Pop’s eyes shone, and even though he still had a smile on his face I knew happiness was the last thing he felt. Emotion would be stuck like a huge, brittle ball of whicker in his throat. I knew this because it’s how I felt every time I thought of my beautiful momma who had a heart disease that was discovered just before her and Pop married. The doctors advised her not to have a baby, but Pop said she was stubborn and determined. Apparently, they both cried when I arrived, weighing just over 9 pounds and screaming like a banshee. That was also why I was an only child.
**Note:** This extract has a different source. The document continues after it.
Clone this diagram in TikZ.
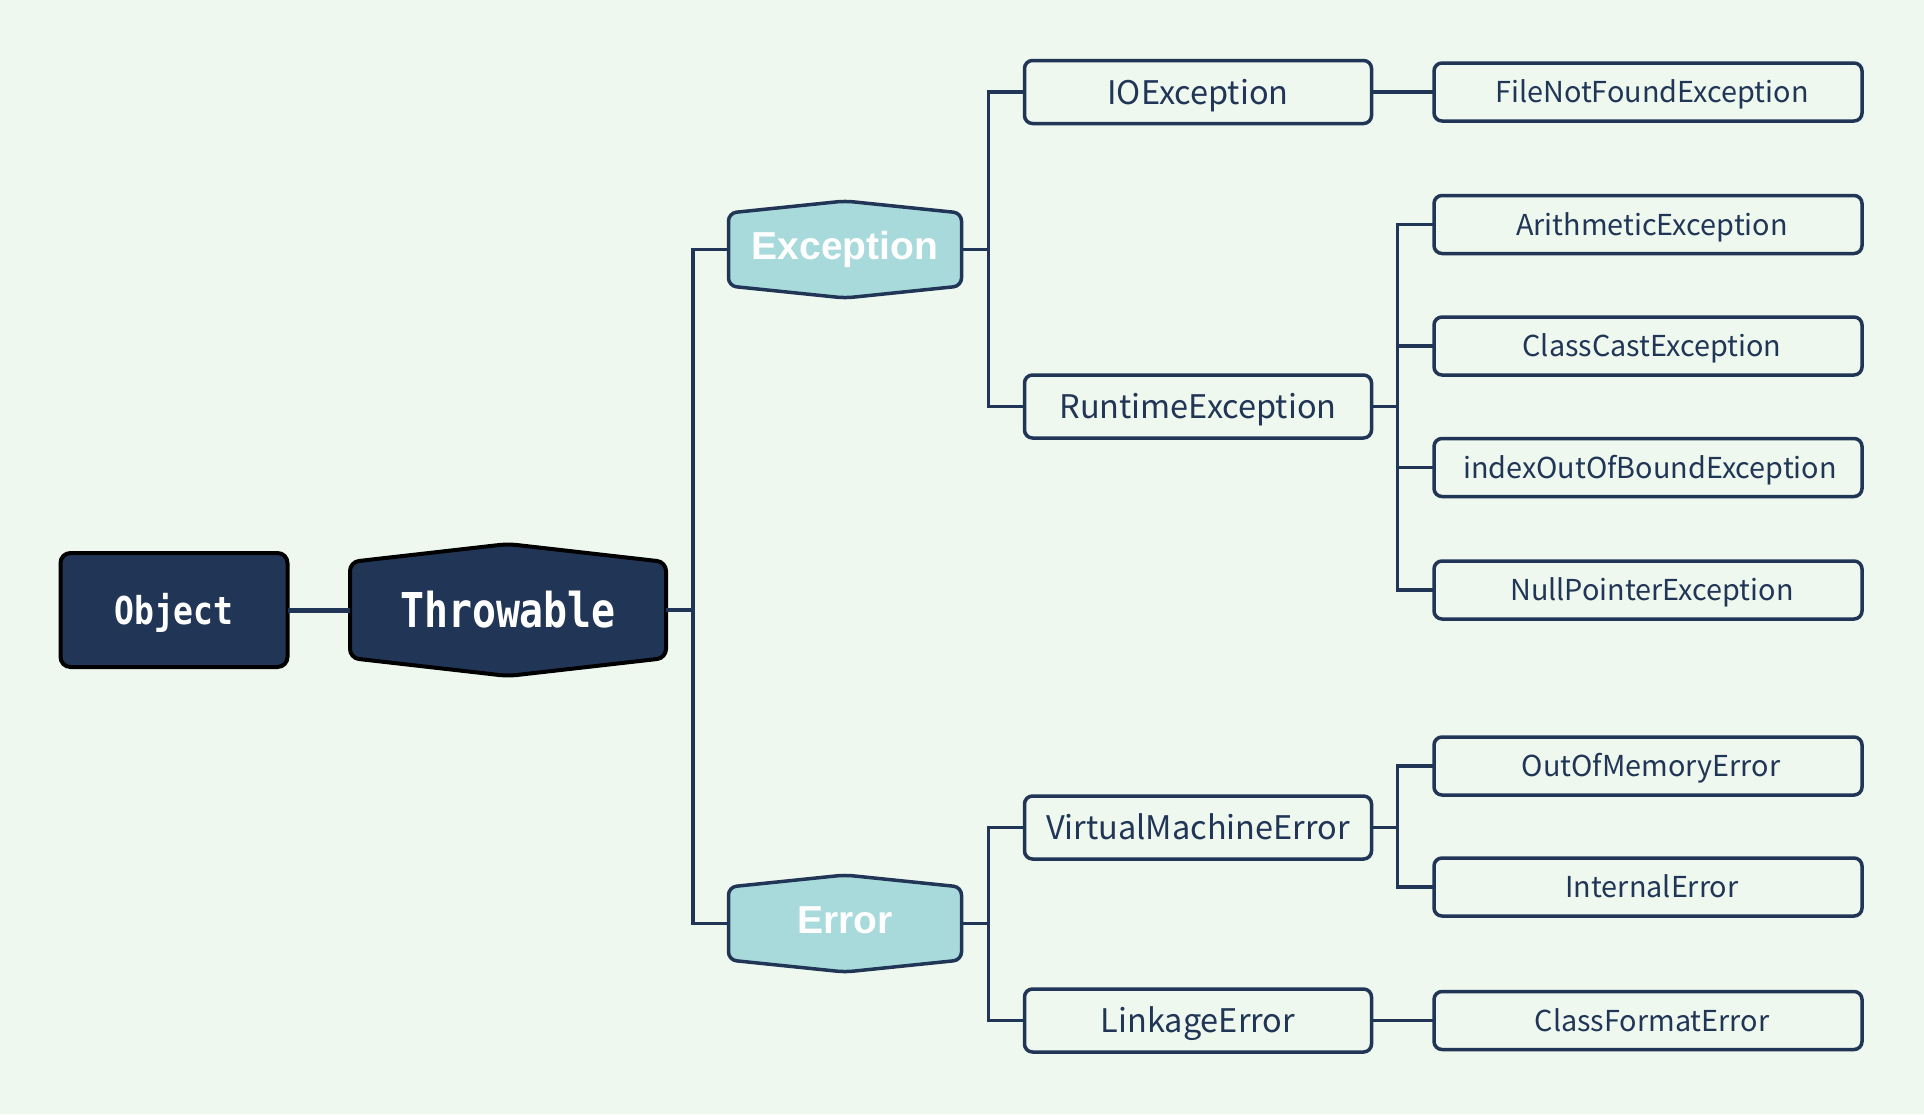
\documentclass[tikz,border=0pt]{standalone}
\usepackage{fontspec}
\newfontfamily\boxfont{Noto Sans CJK SC}
\newfontfamily\hexfont{Liberation Sans}
\newfontfamily\codefont{DejaVu Sans Mono}
\definecolor{bgc}{HTML}{EEF8EE}
\definecolor{navy}{HTML}{213656}
\definecolor{hexfill}{HTML}{A8DADC}
\pgfdeclarelayer{bg}
\pgfdeclarelayer{shp}
\pgfsetlayers{bg,shp,main}
\newcommand\hexshape[3]{\draw[#3] (#1.north) -- ([yshift=-#2pt]#1.north east) -- ([yshift=#2pt]#1.south east) -- (#1.south) -- ([yshift=#2pt]#1.south west) -- ([yshift=-#2pt]#1.north west) -- cycle;}
\begin{document}
\begin{tikzpicture}[x=1pt,y=-1pt,
  conn/.style={draw=navy,line width=3.2pt},
  midbox/.style={draw=navy,line width=3.5pt,rounded corners=8pt,minimum width=347pt,minimum height=63pt,inner sep=0pt,outer sep=0pt,text=navy,text height=24pt,text depth=0pt,font=\boxfont\fontsize{32.5}{38}\selectfont},
  leafbox/.style={draw=navy,line width=3.5pt,rounded corners=8pt,minimum width=428pt,minimum height=58pt,inner sep=0pt,outer sep=0pt,text=navy,text height=21pt,text depth=0pt,font=\boxfont\fontsize{28.8}{34}\selectfont},
  hexnode/.style={inner sep=0pt,outer sep=0pt,minimum width=233pt,minimum height=97pt,text=white,text height=27.6pt,text depth=8pt,font=\hexfont\bfseries\fontsize{39}{44}\selectfont},
  darkhex/.style={fill=navy,draw=black,line width=4pt,rounded corners=9pt},
  lighthex/.style={fill=hexfill,draw=navy,line width=3.5pt,rounded corners=8pt}
]
\begin{pgfonlayer}{bg}
\fill[bgc] (0,0) rectangle (1924,1114);
\end{pgfonlayer}
% root nodes
\node[draw=black,fill=navy,line width=4pt,rounded corners=10pt,minimum width=227pt,minimum height=114pt,inner sep=0pt,outer sep=0pt,text=white,text height=28pt,text depth=0pt,font=\codefont\bfseries\fontsize{38.4}{44}\selectfont] (obj) at (174,610) {\scalebox{0.86}[1]{Object}};
\node[inner sep=0pt,outer sep=0pt,minimum width=316pt,minimum height=132pt,text=white,text height=35pt,text depth=0pt,font=\codefont\bfseries\fontsize{48}{54}\selectfont] (thr) at (508,610) {\scalebox{0.83}[1]{Throwable}};
\node[hexnode] (exc) at (845,249.5) {Exception};
\node[hexnode] (err) at (845,923.5) {Error};
% middle boxes
\node[midbox] (io) at (1198,92) {IOException};
\node[midbox] (rt) at (1198,406.5) {RuntimeException};
\node[midbox] (vm) at (1198,827.5) {VirtualMachineError};
\node[midbox] (lk) at (1198,1020.5) {LinkageError};
% leaves
\node[leafbox] (fnf) at (1648,92) {\hspace*{8pt}FileNotFoundException};
\node[leafbox] (ari) at (1648,224.5) {\hspace*{8pt}ArithmeticException};
\node[leafbox] (ccx) at (1648,346) {\hspace*{8pt}ClassCastException};
\node[leafbox] (iob) at (1648,467.5) {\hspace*{4pt}indexOutOfBoundException};
\node[leafbox] (npe) at (1648,590) {\hspace*{8pt}NullPointerException};
\node[leafbox] (oom) at (1648,766) {\hspace*{6pt}OutOfMemoryError};
\node[leafbox] (ine) at (1648,887) {\hspace*{8pt}InternalError};
\node[leafbox] (cfe) at (1648,1020.5) {\hspace*{8pt}ClassFormatError};
% hexagon outlines
\begin{pgfonlayer}{shp}
\hexshape{thr}{18}{darkhex}
\hexshape{exc}{12}{lighthex}
\hexshape{err}{12}{lighthex}
\end{pgfonlayer}
% connectors
\draw[draw=navy,line width=5pt] (obj.east) -- (thr.west);
\coordinate (j0) at ([xshift=27pt]thr.east);
\draw[conn] (thr.east) -- (j0) |- (exc.west);
\draw[conn] (j0) |- (err.west);
\coordinate (j1) at ([xshift=27pt]exc.east);
\draw[conn] (exc.east) -- (j1) |- (io.west);
\draw[conn] (j1) |- (rt.west);
\coordinate (j2) at ([xshift=27pt]err.east);
\draw[conn] (err.east) -- (j2) |- (vm.west);
\draw[conn] (j2) |- (lk.west);
\draw[conn] (io.east) -- (fnf.west);
\coordinate (j3) at ([xshift=26pt]rt.east);
\draw[conn] (rt.east) -- (j3) |- (ari.west);
\draw[conn] (j3) |- (ccx.west);
\draw[conn] (j3) |- (iob.west);
\draw[conn] (j3) |- (npe.west);
\coordinate (j4) at ([xshift=26pt]vm.east);
\draw[conn] (vm.east) -- (j4) |- (oom.west);
\draw[conn] (j4) |- (ine.west);
\draw[conn] (lk.east) -- (cfe.west);
\end{tikzpicture}
\end{document}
The way my aunts tell it is that Pop put his foot down when Mom wanted another baby and refused to go near her until he’d been and had a vasectomy. Mom was so mad she didn’t speak to him for three weeks, but Pop eventually used his charm to bring her around and by the sounds of the stories I’d heard earlier, it must have been a come to Jesus and God moment for my mom.
“You don’t mind, do you?” Pop asked tentatively which roused me from my thoughts. “That I see women.”
“God no.” Why would he even think that? He’d mourned his wife for four years when he was still a fairly young man, now he deserved some happy times. I remained grateful I didn’t have to hear them too often.
“It’s just no one will ever come close to how I felt about her, you know that, right?”
As I passed by his chair, I slapped a hand on his shoulder. “Yeah, Pop, I do know.”